» **Directive**: Your task is to reproduce the material exactly.
»»
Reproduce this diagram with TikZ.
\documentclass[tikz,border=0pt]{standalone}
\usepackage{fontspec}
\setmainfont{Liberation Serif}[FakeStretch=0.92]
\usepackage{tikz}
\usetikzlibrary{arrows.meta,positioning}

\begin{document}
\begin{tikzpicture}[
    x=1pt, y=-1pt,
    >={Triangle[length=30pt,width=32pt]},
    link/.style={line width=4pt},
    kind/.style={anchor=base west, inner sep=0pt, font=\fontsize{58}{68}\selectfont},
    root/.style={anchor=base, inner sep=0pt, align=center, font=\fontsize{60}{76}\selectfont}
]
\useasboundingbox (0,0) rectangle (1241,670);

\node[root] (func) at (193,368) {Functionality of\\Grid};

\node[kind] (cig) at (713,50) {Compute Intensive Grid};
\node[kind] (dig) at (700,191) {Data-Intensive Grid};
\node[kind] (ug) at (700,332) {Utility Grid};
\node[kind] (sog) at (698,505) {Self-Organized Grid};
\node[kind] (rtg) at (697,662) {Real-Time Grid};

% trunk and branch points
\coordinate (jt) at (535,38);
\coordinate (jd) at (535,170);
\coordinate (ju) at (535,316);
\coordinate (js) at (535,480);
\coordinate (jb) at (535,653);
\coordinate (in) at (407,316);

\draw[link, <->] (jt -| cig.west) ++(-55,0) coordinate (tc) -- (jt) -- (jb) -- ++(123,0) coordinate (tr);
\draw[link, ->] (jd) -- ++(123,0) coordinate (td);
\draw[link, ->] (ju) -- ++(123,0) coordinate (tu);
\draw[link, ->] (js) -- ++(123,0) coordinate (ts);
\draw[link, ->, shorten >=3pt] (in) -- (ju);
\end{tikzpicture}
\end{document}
««
» **Solved exercise**:
Reproduce this diagram with TikZ.
\documentclass[tikz,border=0pt]{standalone}
\usepackage{fontspec}
\setmainfont{Liberation Serif}[FakeStretch=0.92]
\usepackage{tikz}
\usetikzlibrary{arrows.meta,positioning}

\begin{document}
\begin{tikzpicture}[
    x=1pt, y=-1pt,
    >={Triangle[length=30pt,width=32pt]},
    link/.style={line width=4pt},
    kind/.style={anchor=base west, inner sep=0pt, font=\fontsize{58}{68}\selectfont},
    root/.style={anchor=base, inner sep=0pt, align=center, font=\fontsize{60}{76}\selectfont}
]
\useasboundingbox (0,0) rectangle (1241,670);

\node[root] (func) at (193,368) {Functionality of\\Grid};

\node[kind] (cig) at (713,50) {Compute Intensive Grid};
\node[kind] (dig) at (700,191) {Data-Intensive Grid};
\node[kind] (ug) at (700,332) {Utility Grid};
\node[kind] (sog) at (698,505) {Self-Organized Grid};
\node[kind] (rtg) at (697,662) {Real-Time Grid};

% trunk and branch points
\coordinate (jt) at (535,38);
\coordinate (jd) at (535,170);
\coordinate (ju) at (535,316);
\coordinate (js) at (535,480);
\coordinate (jb) at (535,653);
\coordinate (in) at (407,316);

\draw[link, <->] (jt -| cig.west) ++(-55,0) coordinate (tc) -- (jt) -- (jb) -- ++(123,0) coordinate (tr);
\draw[link, ->] (jd) -- ++(123,0) coordinate (td);
\draw[link, ->] (ju) -- ++(123,0) coordinate (tu);
\draw[link, ->] (js) -- ++(123,0) coordinate (ts);
\draw[link, ->, shorten >=3pt] (in) -- (ju);
\end{tikzpicture}
\end{document}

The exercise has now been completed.